The Defiant Ones had a big day on Sunday, Jan. 28. The compelling HBO documentary earned Best Music Film at the 60th GRAMMY Awards Premiere Ceremony, netting honors for the creative team including video director Allen Hughes.
Listen Now: "Required Listening," Episode 2 With Jimmy Iovine, Allen Hughes
A must-see for music fans and documentary aficionados alike, The Defiant Ones spotlights music icons Jimmy Iovine and Dr. Dre and how their disparate paths ultimately crossed and formed one of the more unique friendships/partnerships in music history.
Dating back to the '70s, Iovine came to prominence as an engineer, shaping the sounds on classic albums for Bruce Springsteen, Tom Petty And The Heartbreakers, Patti Smith, and Stevie Nicks. In 1990 he co-founded Interscope Records, which morphed into Interscope Geffen A&M after a merger in 1999.
Meanwhile, Dr. Dre rose to prominence from the streets of L.A. as a member of the influential rap group N.W.A. and with his classic solo album, 1992's The Chronic (GRAMMY Hall Of Fame, 2018). He went on to produce albums and steer the careers for rappers such as 2Pac, Snoop Dogg, Eminem, 50 Cent, and Kendrick Lamar.

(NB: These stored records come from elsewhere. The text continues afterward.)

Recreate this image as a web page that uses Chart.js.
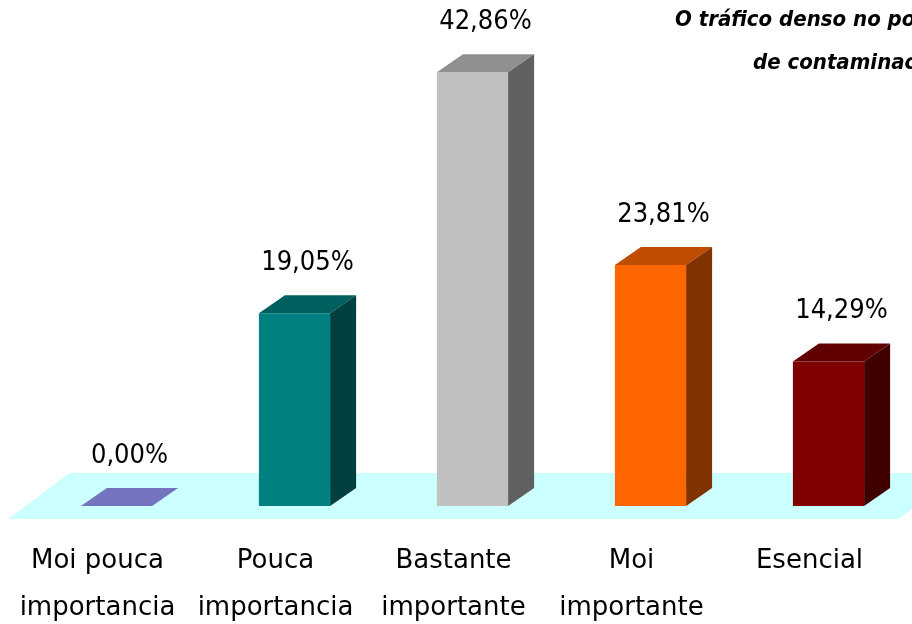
<!DOCTYPE html>
<html>
<head>
<meta charset="utf-8">
<script src="https://cdn.jsdelivr.net/npm/chart.js@4/dist/chart.umd.min.js"></script>
<style>
  html, body { margin: 0; padding: 0; background: #ffffff; overflow: hidden; width: 912px; height: 624px; }
  #wrap { position: absolute; left: 0; top: 0; width: 1000px; height: 624px; }
</style>
</head>
<body>
<div id="wrap"><canvas id="c"></canvas></div>
<script>
// ---- data ----
const categories = [["Moi pouca", "importancia"], ["Pouca", "importancia"], ["Bastante", "importante"], ["Moi", "importante"], ["Esencial"]];
const values = [0.00, 19.05, 42.86, 23.81, 14.29];
const barColors = ["#9999FF", "#008080", "#C0C0C0", "#FF6600", "#800000"];
const titleLines = ["O tráfico denso no porto é unha fonte", "de contaminación"];
const yMin = 0;
const yMax = 50;

// ---- styling constants ----
const DEPTH_X = 26, DEPTH_Y = 18;
const FLOOR_COLOR = "#CCFFFF";

function shade(hex, f) {
  const n = parseInt(hex.slice(1), 16);
  const r = Math.round(((n >> 16) & 255) * f);
  const g = Math.round(((n >> 8) & 255) * f);
  const b = Math.round((n & 255) * f);
  return `rgb(${r},${g},${b})`;
}
function fmt(v) { return v.toFixed(2).replace('.', ',') + '%'; }

const floorPlugin = {
  id: 'floor',
  beforeDatasetsDraw(chart) {
    const { ctx, scales: { x, y } } = chart;
    const base = y.getPixelForValue(0);
    ctx.save();
    ctx.fillStyle = FLOOR_COLOR;
    ctx.beginPath();
    ctx.moveTo(x.left - 19, base + 13);
    ctx.lineTo(x.left + 42, base - 33);
    ctx.lineTo(x.right + 42, base - 33);
    ctx.lineTo(x.right - 19, base + 13);
    ctx.closePath();
    ctx.fill();
    ctx.restore();
  }
};

const box3dPlugin = {
  id: 'box3d',
  afterDatasetsDraw(chart) {
    const { ctx } = chart;
    const meta = chart.getDatasetMeta(0);
    meta.data.forEach((bar, i) => {
      const p = bar.getProps(['x', 'y', 'base', 'width'], true);
      const l = p.x - p.width / 2, r = p.x + p.width / 2;
      const top = p.y, base = p.base;
      const col = barColors[i];
      ctx.save();
      // top face
      ctx.fillStyle = shade(col, 0.75);
      ctx.beginPath();
      ctx.moveTo(l, top);
      ctx.lineTo(l + DEPTH_X, top - DEPTH_Y);
      ctx.lineTo(r + DEPTH_X, top - DEPTH_Y);
      ctx.lineTo(r, top);
      ctx.closePath();
      ctx.fill();
      // side face
      if (base - top > 0.5) {
        ctx.fillStyle = shade(col, 0.5);
        ctx.beginPath();
        ctx.moveTo(r, top);
        ctx.lineTo(r + DEPTH_X, top - DEPTH_Y);
        ctx.lineTo(r + DEPTH_X, base - DEPTH_Y);
        ctx.lineTo(r, base);
        ctx.closePath();
        ctx.fill();
      }
      // value label
      ctx.fillStyle = "#000000";
      ctx.font = "27px 'DejaVu Sans Condensed', 'DejaVu Sans', sans-serif";
      ctx.textAlign = "center";
      ctx.textBaseline = "middle";
      ctx.fillText(fmt(values[i]), p.x + 13, top - 50);
      ctx.restore();
    });
  }
};

const titlePlugin = {
  id: 'sideTitle',
  afterDraw(chart) {
    const { ctx } = chart;
    ctx.save();
    ctx.fillStyle = "#000000";
    ctx.font = "italic bold 22px 'DejaVu Sans Condensed', 'DejaVu Sans', sans-serif";
    ctx.textAlign = "left";
    ctx.textBaseline = "middle";
    ctx.fillText(titleLines[0], 675, 20);
    ctx.fillText(titleLines[1], 753, 63);
    ctx.restore();
  }
};

new Chart(document.getElementById('c'), {
  type: 'bar',
  data: {
    labels: categories,
    datasets: [{
      data: values,
      backgroundColor: barColors,
      borderWidth: 0,
      categoryPercentage: 1.0,
      barPercentage: 0.4
    }]
  },
  options: {
    responsive: true,
    maintainAspectRatio: false,
    animation: false,
    layout: { padding: { left: 27.5, right: 82.5, top: 0, bottom: 0 } },
    plugins: {
      legend: { display: false },
      tooltip: { enabled: false },
      title: { display: false }
    },
    scales: {
      x: {
        offset: true,
        grid: { display: false, drawTicks: false },
        border: { display: false },
        ticks: {
          color: "#000000",
          font: { family: "'DejaVu Sans', sans-serif", size: 26, lineHeight: 47 / 26 },
          padding: 32,
          labelOffset: -19,
          maxRotation: 0,
          autoSkip: false
        },
        afterFit(scale) { scale.height = 118; }
      },
      y: {
        display: false,
        min: yMin,
        max: yMax
      }
    }
  },
  plugins: [floorPlugin, box3dPlugin, titlePlugin]
});
</script>
</body>
</html>
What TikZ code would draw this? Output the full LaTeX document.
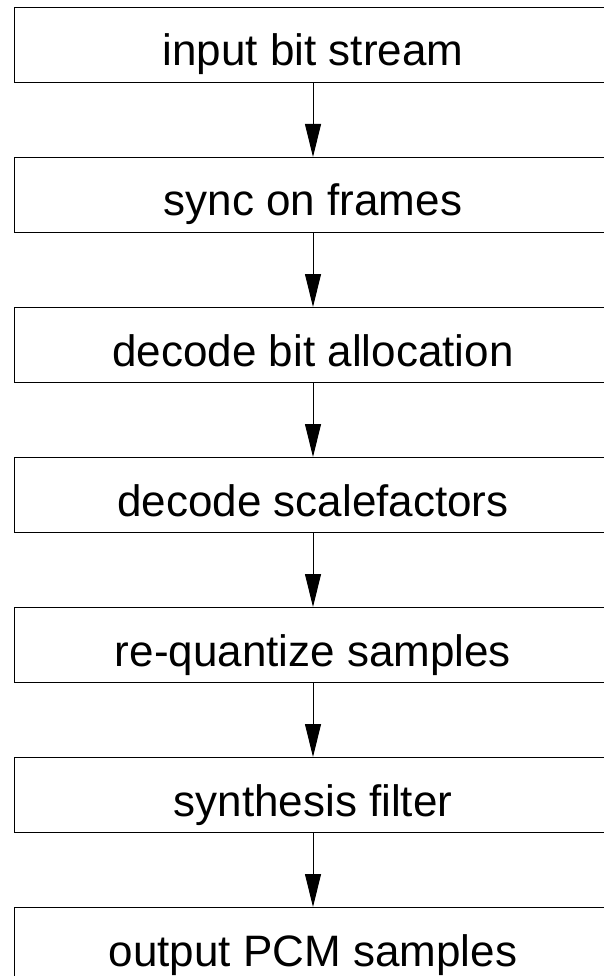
\documentclass[tikz,border=0pt]{standalone}
\usepackage{fontspec}
\setmainfont{Liberation Sans}
\usetikzlibrary{arrows.meta}
\begin{document}
\begin{tikzpicture}[x=1pt,y=-1pt,
  stepbox/.style={draw=black, line width=1pt, rectangle, minimum width=598pt, minimum height=75pt,
    inner sep=0pt, text height=42pt, text depth=0pt, font=\fontsize{44}{50}\selectfont},
  flow/.style={draw=black, line width=0.9pt, -{Triangle[length=33pt,width=16pt]}}]
\useasboundingbox (0,0) rectangle (603,976);
\fill[white] (0,0) rectangle (603,976);
\node[stepbox] (b1) at (313,45) {input bit stream};
\node[stepbox] (b2) at (313,195) {sync on frames};
\node[stepbox] (b3) at (313,345) {decode bit allocation};
\node[stepbox] (b4) at (313,495) {decode scalefactors};
\node[stepbox] (b5) at (313,645) {re-quantize samples};
\node[stepbox] (b6) at (313,795) {synthesis filter};
\node[stepbox] (b7) at (313,945) {output PCM samples};
\draw[flow] (b1) -- (b2);
\draw[flow] (b2) -- (b3);
\draw[flow] (b3) -- (b4);
\draw[flow] (b4) -- (b5);
\draw[flow] (b5) -- (b6);
\draw[flow] (b6) -- (b7);
\end{tikzpicture}
\end{document}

But what's the real story behind Iovine and Dre's relationship and how The Defiant Ones came to be?
Learn this and much more on the latest episode of "Required Listening," the new music podcast by HowStuffWorks and the GRAMMY Museum in partnership with the Recording Academy.
"What got me about Dre was I didn't know anything about hip-hop. I didn't understand it," said Iovine. "I come out of 20 years of producing rock and roll music. So he and Suge [Knight], who was very talented actually, walked in the room and played me The Chronic. … I said, "This is not like everything else. …Who engineered it?" [Dre] said, "I did." I said, "Who produced it?" He said, "I did." I said, "Holy s***."
The podcast's host, GRAMMY Museum Executive Director Scott Goldman, peppered Hughes with questions about fusing Iovine and Dre's career arcs and weaving it together in a linear story.
"There's stories behind the stories. That was hyper-present in my mind," said Hughes. "We're going from Eazy-E's Jheri curl in the studio to Stevie Nicks so you can't take for granted that the hip-hop crowd is going to hang around for the Tom Petty stuff or Stevie Nicks stuff or that the Stevie Nicks people are going to hang around for the N.W.A. stuff, so I had to figure out this alchemy and that was literally this: the greatest stories win. If grandma don't understand, it's got to go out the film."
"Required Listening" launched on GRAMMY Sunday, Jan. 28, with the first episode featuring an in-depth conversation with GRAMMY winners Imagine Dragons. Future guests will include Sean "Diddy" Combs, Dan Auerbach, Kenneth "Babyface" Edmonds, and Lindsey Buckingham and Christie McVie of Fleetwood Mac, among others.